Red Cross and government officials said search teams found no sign that
anyone on the Boeing 737 survived when it plunged to earth Saturday night
after leaving Lagos, the biggest city in Nigeria.
"It was a very pitiable sight. The aircraft was partly submerged (in
the ground) and broken into several pieces," said Fidelis Onyenyiri, chief
of the National Civil Aviation Authority. "There were similarly no
survivors from what we saw."
The State Department said one American was on the flight.
President Olusegun Obasanjo, grieving for his wife who died in Spain
within hours of the crash, asked "all Nigerians to pray for all those
aboard the plane and their families."
Confusion reigned for hours after the disaster, reflecting sometimes
inefficient government in this West African nation of 130 million people
and its freewheeling air transport system in which a dozen local airlines
fly from chaotic airports where crowds fight over seats in planes.

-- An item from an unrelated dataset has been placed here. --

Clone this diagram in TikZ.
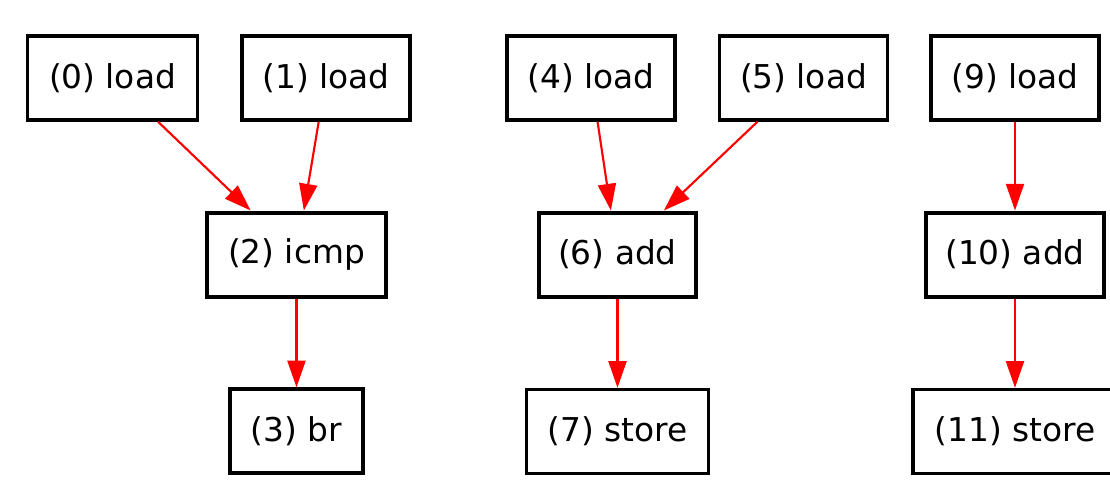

Abilola Oloko, spokesman for Oyo state, where the Bellview Airlines jet
went down, initially reported that more than half those on the doomed
plane had survived. But he reversed himself a few hours later, blaming
chaos at the crash scene for conflicting reports.
There also was confusion about the crash site itself.
Officials first said the pilots issued a distress call before the plane
disappeared from radar while over the Atlantic Ocean about 15 miles west
of Lagos and said helicopters were searching the sea for wreckage.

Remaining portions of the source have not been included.